* **Description of the task**: Wherever a line in the data below holds "this", copy that line.

* **Source material**:
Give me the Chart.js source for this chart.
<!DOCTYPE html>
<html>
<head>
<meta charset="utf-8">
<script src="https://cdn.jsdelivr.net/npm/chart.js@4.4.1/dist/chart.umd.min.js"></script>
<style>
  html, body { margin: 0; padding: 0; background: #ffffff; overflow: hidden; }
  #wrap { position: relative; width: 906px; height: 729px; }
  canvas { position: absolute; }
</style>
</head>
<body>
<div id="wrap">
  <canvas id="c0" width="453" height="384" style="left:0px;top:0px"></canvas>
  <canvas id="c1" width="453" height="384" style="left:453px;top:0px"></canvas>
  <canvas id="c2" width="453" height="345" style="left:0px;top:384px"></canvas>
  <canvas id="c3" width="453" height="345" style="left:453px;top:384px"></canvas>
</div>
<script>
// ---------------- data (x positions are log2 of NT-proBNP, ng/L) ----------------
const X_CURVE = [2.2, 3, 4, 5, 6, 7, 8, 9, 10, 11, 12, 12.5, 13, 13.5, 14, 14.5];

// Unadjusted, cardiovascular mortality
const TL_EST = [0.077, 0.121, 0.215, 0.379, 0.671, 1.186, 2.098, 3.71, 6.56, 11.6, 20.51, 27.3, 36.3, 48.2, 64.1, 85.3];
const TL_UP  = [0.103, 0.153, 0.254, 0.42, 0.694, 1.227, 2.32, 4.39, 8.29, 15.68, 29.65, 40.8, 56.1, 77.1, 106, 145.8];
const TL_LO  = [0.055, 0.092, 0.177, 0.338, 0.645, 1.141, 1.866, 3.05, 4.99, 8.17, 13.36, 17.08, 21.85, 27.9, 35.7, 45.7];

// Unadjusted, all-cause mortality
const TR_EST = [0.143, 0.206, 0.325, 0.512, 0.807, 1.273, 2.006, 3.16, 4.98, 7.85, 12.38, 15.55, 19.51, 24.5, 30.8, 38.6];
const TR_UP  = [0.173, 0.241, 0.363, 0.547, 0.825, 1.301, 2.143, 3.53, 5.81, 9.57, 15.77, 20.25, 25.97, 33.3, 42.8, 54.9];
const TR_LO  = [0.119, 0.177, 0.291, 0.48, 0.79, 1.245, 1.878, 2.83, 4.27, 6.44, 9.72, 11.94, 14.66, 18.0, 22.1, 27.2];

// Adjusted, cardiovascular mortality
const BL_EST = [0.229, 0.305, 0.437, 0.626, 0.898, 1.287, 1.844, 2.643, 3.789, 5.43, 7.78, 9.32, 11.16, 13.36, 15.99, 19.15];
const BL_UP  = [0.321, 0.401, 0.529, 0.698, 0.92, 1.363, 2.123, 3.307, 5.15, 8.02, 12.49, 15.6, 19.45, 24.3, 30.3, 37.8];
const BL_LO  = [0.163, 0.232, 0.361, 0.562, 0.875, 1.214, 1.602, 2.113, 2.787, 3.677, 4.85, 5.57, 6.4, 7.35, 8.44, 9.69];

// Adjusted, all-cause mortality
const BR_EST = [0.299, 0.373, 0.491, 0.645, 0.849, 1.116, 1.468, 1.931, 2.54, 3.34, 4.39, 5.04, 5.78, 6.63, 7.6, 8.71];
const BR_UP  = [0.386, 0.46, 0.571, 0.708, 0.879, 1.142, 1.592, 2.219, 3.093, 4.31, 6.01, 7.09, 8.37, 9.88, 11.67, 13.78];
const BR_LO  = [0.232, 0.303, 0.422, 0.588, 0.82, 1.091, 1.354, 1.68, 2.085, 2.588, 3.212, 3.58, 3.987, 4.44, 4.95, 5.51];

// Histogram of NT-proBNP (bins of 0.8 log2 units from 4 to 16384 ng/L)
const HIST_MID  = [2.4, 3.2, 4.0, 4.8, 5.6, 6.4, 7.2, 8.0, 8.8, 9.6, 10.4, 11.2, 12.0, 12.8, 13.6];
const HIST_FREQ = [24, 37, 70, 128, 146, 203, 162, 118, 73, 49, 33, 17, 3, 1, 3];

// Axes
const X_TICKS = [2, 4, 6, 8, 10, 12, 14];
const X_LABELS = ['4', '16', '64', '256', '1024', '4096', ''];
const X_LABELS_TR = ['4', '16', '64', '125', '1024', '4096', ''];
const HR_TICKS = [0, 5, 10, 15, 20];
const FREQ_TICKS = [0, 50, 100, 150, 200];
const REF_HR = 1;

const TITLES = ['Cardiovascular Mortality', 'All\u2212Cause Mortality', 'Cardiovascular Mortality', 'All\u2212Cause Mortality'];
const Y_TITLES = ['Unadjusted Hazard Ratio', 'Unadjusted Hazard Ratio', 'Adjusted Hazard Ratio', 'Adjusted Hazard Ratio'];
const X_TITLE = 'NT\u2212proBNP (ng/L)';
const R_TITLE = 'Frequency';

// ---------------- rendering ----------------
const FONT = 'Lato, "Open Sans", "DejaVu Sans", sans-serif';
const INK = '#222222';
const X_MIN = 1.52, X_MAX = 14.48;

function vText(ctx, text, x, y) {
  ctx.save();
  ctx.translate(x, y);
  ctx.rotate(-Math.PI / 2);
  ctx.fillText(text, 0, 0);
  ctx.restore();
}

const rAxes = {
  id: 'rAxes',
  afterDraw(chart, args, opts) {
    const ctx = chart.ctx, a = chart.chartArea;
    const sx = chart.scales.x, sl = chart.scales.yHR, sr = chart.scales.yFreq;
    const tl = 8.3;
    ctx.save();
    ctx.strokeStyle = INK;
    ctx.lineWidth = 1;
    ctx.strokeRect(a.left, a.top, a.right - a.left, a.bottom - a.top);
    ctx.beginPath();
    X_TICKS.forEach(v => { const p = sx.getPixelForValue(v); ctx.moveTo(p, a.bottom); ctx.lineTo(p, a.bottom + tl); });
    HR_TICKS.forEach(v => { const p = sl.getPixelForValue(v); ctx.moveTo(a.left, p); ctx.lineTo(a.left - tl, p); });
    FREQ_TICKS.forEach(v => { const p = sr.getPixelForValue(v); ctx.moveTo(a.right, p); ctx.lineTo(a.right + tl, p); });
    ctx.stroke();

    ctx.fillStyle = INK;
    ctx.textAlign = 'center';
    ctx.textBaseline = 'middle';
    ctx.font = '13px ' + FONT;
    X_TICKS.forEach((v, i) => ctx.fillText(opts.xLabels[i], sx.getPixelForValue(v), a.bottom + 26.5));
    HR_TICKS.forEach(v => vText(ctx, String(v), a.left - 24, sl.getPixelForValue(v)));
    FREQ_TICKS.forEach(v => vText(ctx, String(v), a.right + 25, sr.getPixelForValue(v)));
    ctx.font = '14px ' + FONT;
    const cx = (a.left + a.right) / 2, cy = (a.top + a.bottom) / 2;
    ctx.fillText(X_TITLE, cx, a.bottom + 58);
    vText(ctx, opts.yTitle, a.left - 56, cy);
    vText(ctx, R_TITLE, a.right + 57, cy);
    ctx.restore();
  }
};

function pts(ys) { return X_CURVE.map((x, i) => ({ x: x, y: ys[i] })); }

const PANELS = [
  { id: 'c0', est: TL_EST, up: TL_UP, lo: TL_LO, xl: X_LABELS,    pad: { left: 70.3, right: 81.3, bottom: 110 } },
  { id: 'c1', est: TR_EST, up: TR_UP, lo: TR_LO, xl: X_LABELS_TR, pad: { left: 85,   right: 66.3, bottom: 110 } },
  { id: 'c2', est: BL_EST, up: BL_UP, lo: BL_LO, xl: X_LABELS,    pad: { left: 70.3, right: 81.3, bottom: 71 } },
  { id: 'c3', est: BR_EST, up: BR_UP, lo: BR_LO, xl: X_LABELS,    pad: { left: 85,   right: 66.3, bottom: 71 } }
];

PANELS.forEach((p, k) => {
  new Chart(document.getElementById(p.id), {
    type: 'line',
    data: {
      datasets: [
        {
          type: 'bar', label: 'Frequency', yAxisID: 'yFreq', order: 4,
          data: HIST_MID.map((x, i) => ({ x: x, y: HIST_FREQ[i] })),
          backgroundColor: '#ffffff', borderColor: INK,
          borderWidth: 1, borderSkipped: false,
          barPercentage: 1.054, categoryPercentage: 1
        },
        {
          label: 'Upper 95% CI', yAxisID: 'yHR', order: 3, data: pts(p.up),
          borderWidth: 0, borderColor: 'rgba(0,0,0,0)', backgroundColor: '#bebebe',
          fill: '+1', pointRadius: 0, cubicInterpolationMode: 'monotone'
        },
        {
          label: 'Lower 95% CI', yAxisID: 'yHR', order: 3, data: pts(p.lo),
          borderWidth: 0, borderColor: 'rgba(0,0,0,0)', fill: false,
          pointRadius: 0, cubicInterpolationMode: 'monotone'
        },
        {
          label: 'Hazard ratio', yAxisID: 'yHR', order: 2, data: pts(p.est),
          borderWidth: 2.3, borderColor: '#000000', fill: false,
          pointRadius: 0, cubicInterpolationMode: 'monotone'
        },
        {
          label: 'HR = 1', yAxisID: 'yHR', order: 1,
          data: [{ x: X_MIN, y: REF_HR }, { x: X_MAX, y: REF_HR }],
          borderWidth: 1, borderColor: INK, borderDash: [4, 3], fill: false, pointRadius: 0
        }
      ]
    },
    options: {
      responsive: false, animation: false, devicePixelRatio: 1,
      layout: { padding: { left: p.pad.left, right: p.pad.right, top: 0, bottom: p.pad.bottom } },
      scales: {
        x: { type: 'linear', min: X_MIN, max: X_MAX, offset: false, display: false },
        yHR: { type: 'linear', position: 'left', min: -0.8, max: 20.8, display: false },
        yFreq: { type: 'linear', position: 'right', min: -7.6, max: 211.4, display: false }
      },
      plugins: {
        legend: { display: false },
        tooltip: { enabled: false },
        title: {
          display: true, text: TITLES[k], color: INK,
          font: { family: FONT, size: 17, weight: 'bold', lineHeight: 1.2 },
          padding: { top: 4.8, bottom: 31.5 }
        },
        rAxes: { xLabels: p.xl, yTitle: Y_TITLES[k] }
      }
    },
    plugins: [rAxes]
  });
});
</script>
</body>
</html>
--
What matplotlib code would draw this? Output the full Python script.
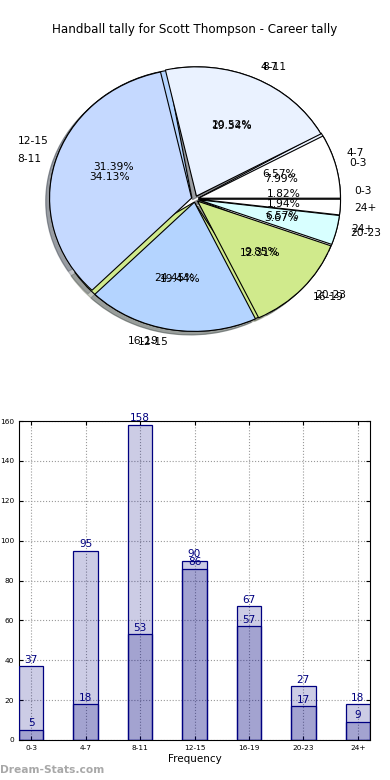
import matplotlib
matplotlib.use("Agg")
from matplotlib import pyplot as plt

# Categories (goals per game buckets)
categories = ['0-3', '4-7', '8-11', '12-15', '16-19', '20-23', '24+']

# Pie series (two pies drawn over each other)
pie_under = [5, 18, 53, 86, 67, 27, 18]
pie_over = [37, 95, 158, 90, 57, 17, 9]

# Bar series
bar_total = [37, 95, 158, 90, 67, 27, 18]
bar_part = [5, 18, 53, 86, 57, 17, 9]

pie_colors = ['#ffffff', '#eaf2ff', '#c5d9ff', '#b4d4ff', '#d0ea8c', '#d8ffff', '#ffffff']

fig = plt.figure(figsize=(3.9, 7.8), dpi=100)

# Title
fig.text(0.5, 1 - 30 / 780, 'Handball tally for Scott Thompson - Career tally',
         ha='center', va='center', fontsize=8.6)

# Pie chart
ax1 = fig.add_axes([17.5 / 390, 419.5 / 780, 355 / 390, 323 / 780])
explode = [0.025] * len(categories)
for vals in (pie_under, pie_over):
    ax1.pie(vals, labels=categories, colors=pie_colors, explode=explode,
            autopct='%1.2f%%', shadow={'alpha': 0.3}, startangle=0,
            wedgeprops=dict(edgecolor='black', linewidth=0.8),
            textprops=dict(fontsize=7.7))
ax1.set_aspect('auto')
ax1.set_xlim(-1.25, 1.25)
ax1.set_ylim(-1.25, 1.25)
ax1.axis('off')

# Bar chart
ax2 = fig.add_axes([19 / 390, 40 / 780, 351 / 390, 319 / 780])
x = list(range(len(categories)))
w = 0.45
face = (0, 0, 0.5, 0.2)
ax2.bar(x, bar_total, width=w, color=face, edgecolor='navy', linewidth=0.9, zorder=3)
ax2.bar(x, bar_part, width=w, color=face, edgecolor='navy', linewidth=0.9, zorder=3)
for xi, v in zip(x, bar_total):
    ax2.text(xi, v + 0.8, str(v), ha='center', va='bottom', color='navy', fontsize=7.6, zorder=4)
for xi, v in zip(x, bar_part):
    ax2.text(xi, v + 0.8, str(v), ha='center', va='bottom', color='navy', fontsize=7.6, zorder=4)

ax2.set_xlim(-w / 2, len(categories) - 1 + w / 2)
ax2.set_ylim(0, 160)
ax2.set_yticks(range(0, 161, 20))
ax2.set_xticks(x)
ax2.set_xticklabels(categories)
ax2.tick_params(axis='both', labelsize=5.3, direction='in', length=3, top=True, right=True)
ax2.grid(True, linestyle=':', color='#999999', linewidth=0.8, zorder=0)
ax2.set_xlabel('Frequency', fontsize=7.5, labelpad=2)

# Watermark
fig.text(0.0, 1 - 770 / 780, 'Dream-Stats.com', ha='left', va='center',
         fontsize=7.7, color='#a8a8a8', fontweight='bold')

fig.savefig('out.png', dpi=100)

* **Written response**:
Give me the Chart.js source for this chart.
What matplotlib code would draw this? Output the full Python script.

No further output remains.